Perhaps your innovative solution is genius but easily replicable. On the other hand, it might require deep expertise or extensive research that is very hard to find or replicate, even if you know how.

In the former case, a portfolio of registered IP rights like patents might be the only feasible way to minimise the risk of copying. In the latter case, confidential know-how and trade secrets might have more significant value. For nearly all businesses, protection from copying is only achieved through a combination of different rights.

The size of your IP portfolio signals to investors the level of innovative activity within your business, as well as the defences built up around your innovation. A portfolio of zero can give investors easy justification to pass on an investment.

Infringement

It is not an overstatement to say that being sued for IP infringement can be an existential threat. However, the risk here is highly dependent on the sector.

Understanding how your market operates is critical to determining the level of risk and how to reduce it. In some sectors, cross-licensing IP is common. To ensure freedom-to-operate, emphasis is often placed on developing larger portfolios to increase the prospect of cross-licensing.

In other sectors, litigation and injunctions are more common. Extensive freedom-to-operate analysis may be required at a relatively early stage to identify problematic IP that can be challenged to clear the way for your own product.

A lack of appreciation for the risks specific to your sector will surely reduce investor confidence in your ability to scale the business and realise the returns they are looking for.

Ownership and Licencing

The IP ownership situation can be particularly complex for some start-ups in view of their often-informal beginnings. If IP rights like patents are core to the business, then ensuring the ownership position is watertight is a must. Even rectifiable problems with IP ownership will eat precious resources if left for too long, and can turn off investors.

Whether an IP licence is acceptable to an investor, rather than ownership, depends greatly on the relationship with the licensor. Exclusive patent licences from universities for the purpose of forming a spin-out are generally considered low risk, particularly when academic inventors are also stakeholders in the business.

Of course, if you can’t demonstrate that you have the rights to use critical IP, let alone the formal legal rights to it, then that is a big red flag.

Operations

If IP is important to your business, then so is IP strategy and management. If IP is an afterthought, or handled reactively, then each of the risks discussed above will be magnified.

Again, the steps that you should take can be dependent on the sector in which you operate. Systems designed to capture and protect innovations in order to build a competitive portfolio are likely to be important for most businesses.
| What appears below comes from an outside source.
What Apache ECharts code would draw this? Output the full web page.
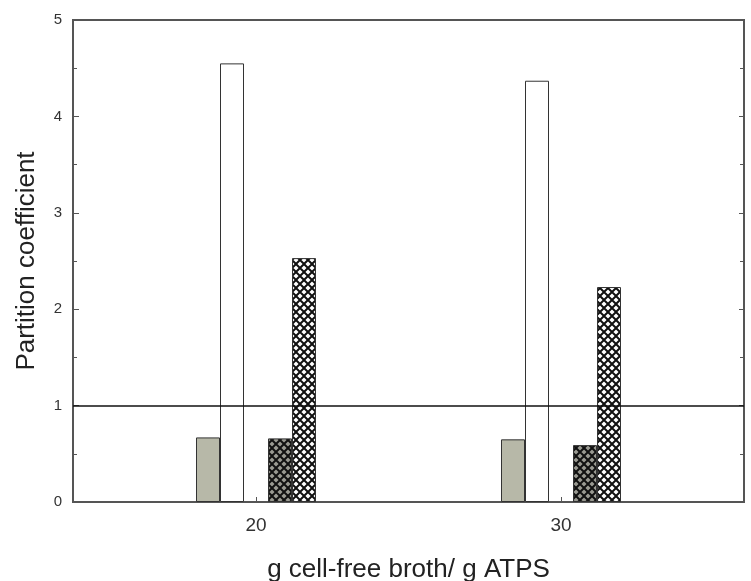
<!DOCTYPE html>
<html>
<head>
<meta charset="utf-8">
<script src="https://cdn.jsdelivr.net/npm/echarts@6/dist/echarts.min.js"></script>
<style>
  html, body { margin: 0; padding: 0; background: #fff; }
  #chart { width: 751px; height: 581px; }
</style>
</head>
<body>
<div id="chart"></div>
<script>
// x positions as categories, only 20 and 30 carry bars
var xCats = ['14', '16', '18', '20', '22', '24', '26', '28', '30', '32', '34', '36'];
var shown = ['20', '30'];
var grayVals = [0.67, 0.65];
var whiteVals = [4.55, 4.37];
var darkVals = [0.66, 0.59];
var lightVals = [2.53, 2.23];
var refLine = 1;

function pairs(vals) {
  return shown.map(function (c, i) { return [c, vals[i]]; });
}

// crosshatch pattern tile
function hatch(bg) {
  var c = document.createElement('canvas');
  c.width = 8; c.height = 8;
  var ctx = c.getContext('2d');
  ctx.fillStyle = bg;
  ctx.fillRect(0, 0, 8, 8);
  ctx.strokeStyle = '#111';
  ctx.lineWidth = 2;
  [-8, 0, 8].forEach(function (d) {
    ctx.beginPath();
    ctx.moveTo(d, 0); ctx.lineTo(d + 8, 8);
    ctx.moveTo(d + 8, 0); ctx.lineTo(d, 8);
    ctx.stroke();
  });
  return { image: c, repeat: 'repeat' };
}

var tickShow = function (idx, val) { return shown.indexOf(val) >= 0; };
var border = { borderColor: '#333', borderWidth: 1 };

var chart = echarts.init(document.getElementById('chart'));
chart.setOption({
  animation: false,
  backgroundColor: '#fff',
  textStyle: { fontFamily: 'Liberation Sans, Arial, sans-serif' },
  grid: {
    left: 73, right: 7, top: 20, bottom: 79,
    outerBoundsMode: 'none', containLabel: false,
    show: true, borderColor: '#555', borderWidth: 2
  },
  xAxis: {
    type: 'category',
    data: xCats,
    boundaryGap: false,
    axisLine: { show: false },
    axisTick: { show: true, inside: true, length: 5, interval: tickShow, lineStyle: { color: '#555' } },
    axisLabel: { interval: tickShow, color: '#333', fontSize: 19, margin: 14 },
    splitLine: { show: false },
    name: 'g cell-free broth/ g ATPS',
    nameLocation: 'middle',
    nameGap: 55,
    nameTextStyle: { fontSize: 26, color: '#222' }
  },
  yAxis: [{
    type: 'value',
    min: 0, max: 5, interval: 1,
    axisLine: { show: false },
    axisTick: { show: true, inside: true, length: 6, lineStyle: { color: '#555' } },
    minorTick: { show: true, splitNumber: 2, length: 4, lineStyle: { color: '#555' } },
    axisLabel: { color: '#333', fontSize: 15, margin: 11 },
    splitLine: { show: false },
    name: 'Partition coefficient',
    nameLocation: 'middle',
    nameGap: 33,
    nameTextStyle: { fontSize: 26, color: '#222' }
  }, {
    type: 'value',
    position: 'right',
    min: 0, max: 5, interval: 1,
    axisLine: { show: false },
    axisTick: { show: true, inside: true, length: 5, lineStyle: { color: '#555' } },
    minorTick: { show: true, splitNumber: 2, length: 4, lineStyle: { color: '#555' } },
    axisLabel: { show: false },
    splitLine: { show: false }
  }],
  series: [{
    type: 'bar', barWidth: 24, barGap: 0,
    data: pairs(grayVals),
    itemStyle: Object.assign({ color: '#b7b8a8' }, border),
    markLine: {
      silent: true, symbol: 'none', label: { show: false },
      lineStyle: { color: '#111', width: 1.5, type: 'solid' },
      data: [{ yAxis: refLine }]
    }
  }, {
    type: 'bar', barWidth: 24, barGap: 0,
    data: pairs(whiteVals),
    itemStyle: Object.assign({ color: '#fff' }, border)
  }, {
    type: 'bar', barWidth: 24, barGap: 0,
    data: []
  }, {
    type: 'bar', barWidth: 24, barGap: 0,
    data: pairs(darkVals),
    itemStyle: Object.assign({ color: hatch('#9a9a92') }, border)
  }, {
    type: 'bar', barWidth: 24, barGap: 0,
    data: pairs(lightVals),
    itemStyle: Object.assign({ color: hatch('#fff') }, border)
  }]
});
</script>
</body>
</html>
Formalising your approach to freedom-to-operate at an early stage may be more critical for some sectors than others.

Even basic IP management practices, like appointing an individual or committee to take responsibility for IP within the business, will go a long way to reassuring investors that you have the management nous to develop your business into a commercial success with their money.

Conclusion

Your business plan and team will often define the maximum potential value investors put on your business in the early stages. But everything else, including your approach to IP, will work to knock that value down.

If you take the time to understand the IP within your business, the approach to IP taken in your market sector, and how IP can be leveraged to your commercial advantage, you can formulate a plan to meet the needs investors at each investment milestone. (Although, it wouldn’t be unreasonable to get some more specific guidance from an expert.)

Do that, and when you ask for investment, I can (figuratively, for the purpose of gravitas in this article, but not legally) guarantee the answer won’t be: “it depends on your IP”.